- Born: Rosemary Isabel Forbes October 27, 1913 Paris, France
- Died: November 14, 2002 (aged 89) Manchester-by-the-Sea, Massachusetts, U.S.
- Spouse: Richard Kerry ​ ​(m. 1941; died 2000)​
- Children: Margaret; John; Diana; Cameron;
- Parents: James Grant Forbes II; Margaret Tyndal Winthrop;
- Relatives: Forbes family

= Rosemary Forbes Kerry =

American nurse, American Girl Scout leader, and social activist

Rosemary Isabel Kerry (née Forbes; October 27, 1913 – November 14, 2002) was an American nurse and social activist.

==Early life==
Rosemary Isabel Forbes was born in Paris, France, to American parents. She was one of eleven children of James Grant Forbes II of the Forbes family and Margaret Tyndal Winthrop of the Dudley–Winthrop family. Margaret was a granddaughter of politician Robert Charles Winthrop.

==Work==
She studied to be a nurse, and served in the Red Cross in Paris during World War II where she treated wounded soldiers at Montparnasse. According to her son John, Rosemary and her sister escaped from Paris on bicycles the day before the Nazis took the city. The sisters foraged their way across France while being shot at by German fighters, eventually making their way to Portugal before returning to the United States.

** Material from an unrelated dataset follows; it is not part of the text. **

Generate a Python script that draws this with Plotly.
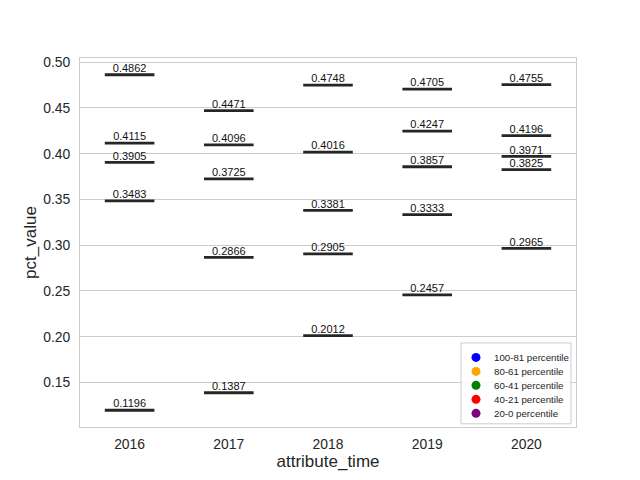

Rosemary also was a Girl Scout leader at the troop and council level in Groton, Massachusetts, for 50 years.

==Personal life==
On February 8, 1941, she married Richard John Kerry in Montgomery, Alabama. Kerry was a graduate of Yale University and Harvard Law School. Richard and Rosemary met when Kerry took a sculpture class at the resort of Saint-Briac, where the Forbes family built the family estate. Together, they were the parents of four children:
- Margaret "Peggy" Kerry (b. 1941);
- John Kerry (b. 1943), the former United States Secretary of State and 2004 Democratic nominee for President of the United States;
- Diana Kerry (b. 1947);
- Cameron Kerry (b. 1950), a Boston lawyer who was a General Counsel of the U.S. Department of Commerce and an adjunct law professor at Suffolk Law School. Cameron Kerry is the father of two daughters, Diana and Elizabeth (Peggy).

Kerry died on November 14, 2002, at Manchester-by-the-Sea, Massachusetts. Upon her death, her son John inherited "trusts with $300,000 to $1.5 million in assets."